- Supreme Court of the United States

Argued January 3–4, 1945 Decided June 18, 1945
- Full case name: Guaranty Trust Co. v. York
- Citations: 326 U.S. 99 (more) 65 S. Ct. 1464; 89 L. Ed. 2079; 1945 U.S. LEXIS 2665; 160 A.L.R. 1231

Case history
- Prior: Certiorari to the United States Court of Appeals for the Second Circuit

Holding
- The state statute of limitations applies if it substantially affects the outcome of the case.

Court membership
- Chief Justice Harlan F. Stone Associate Justices Owen Roberts · Hugo Black Stanley F. Reed · Felix Frankfurter William O. Douglas · Frank Murphy Robert H. Jackson · Wiley B. Rutledge

Case opinions
- Majority: Frankfurter, joined by Stone, Black, Reed, Jackson
- Dissent: Rutledge, joined by Murphy
- Roberts and Douglas took no part in the consideration or decision of the case.

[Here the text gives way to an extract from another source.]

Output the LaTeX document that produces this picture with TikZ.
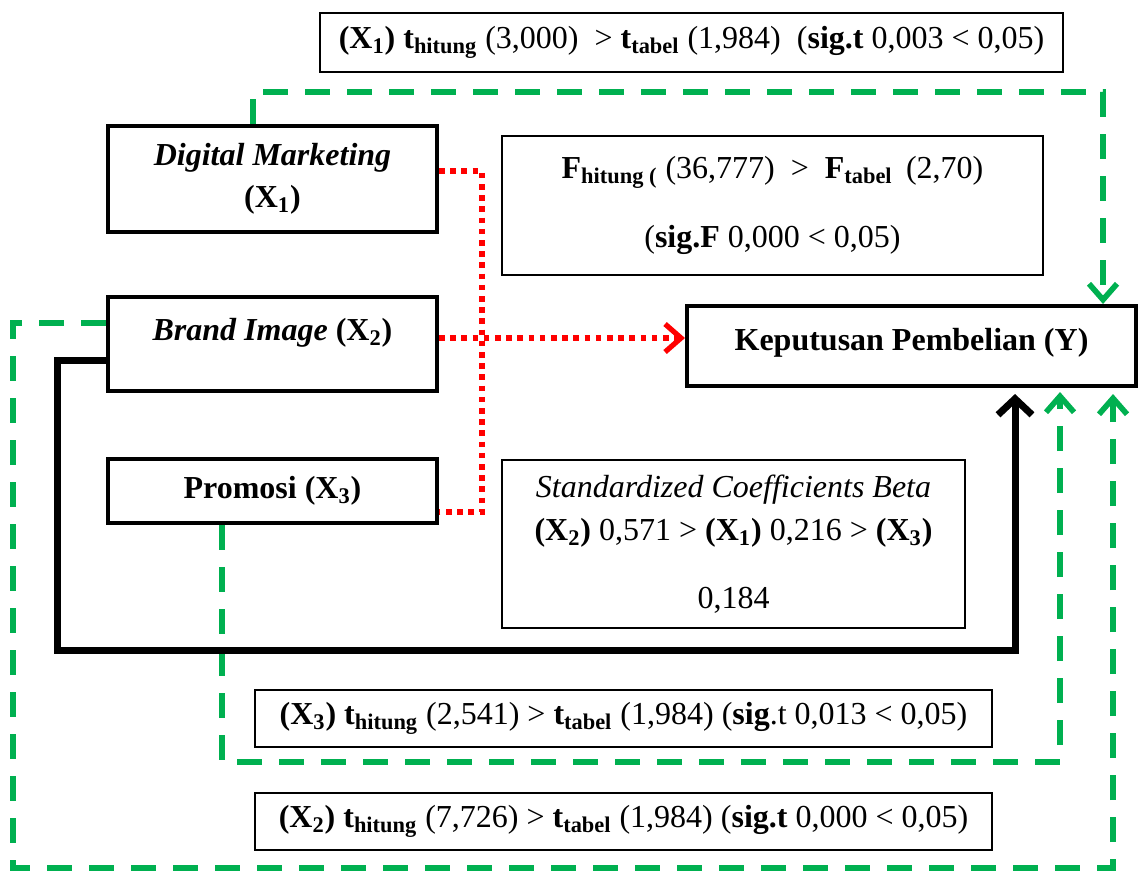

= Guaranty Trust Co. v. York =

Guaranty Trust Co. v. York, 326 U.S. 99 (1945), was a United States Supreme Court case that described how federal courts were to follow state law. Justice Frankfurter delivered the majority opinion further refining the Erie Doctrine set forth in Erie Railroad Co. v. Tompkins.

==Background==
The Erie Doctrine, adopted in 1938, held that while Federal law was determinative in procedural matters, state law should control for substantive matters, thus preventing 'forum shopping' between state and Federal courts. The defendant in Guaranty Trust argued that the plaintiff's action was time-barred under a New York statute of limitations. The plaintiff countered that the relevant statute of limitations was "procedural," was not "substantive" law, and therefore was not within the ambit of the doctrine established in the Erie case.

==Decision of the Court==
The Court dispensed with this substantive/procedural distinction and stated that regardless of whether the case was argued in state or federal court, the outcome should be substantially the same. Thus, the Court set forth an "outcome determinative test" for deciding whether a piece of state law must be obeyed in federal courts—if the outcome is substantively the same then the federal court can apply its own rules instead of state rules. The Court held in this case that the New York Statute of limitations be obeyed and the case was reversed and remanded.

This rule was refined first in Byrd v. Blue Ridge Rural Electric Cooperative, Inc. and subsequently defined more specifically in a related series of cases over the next few decades.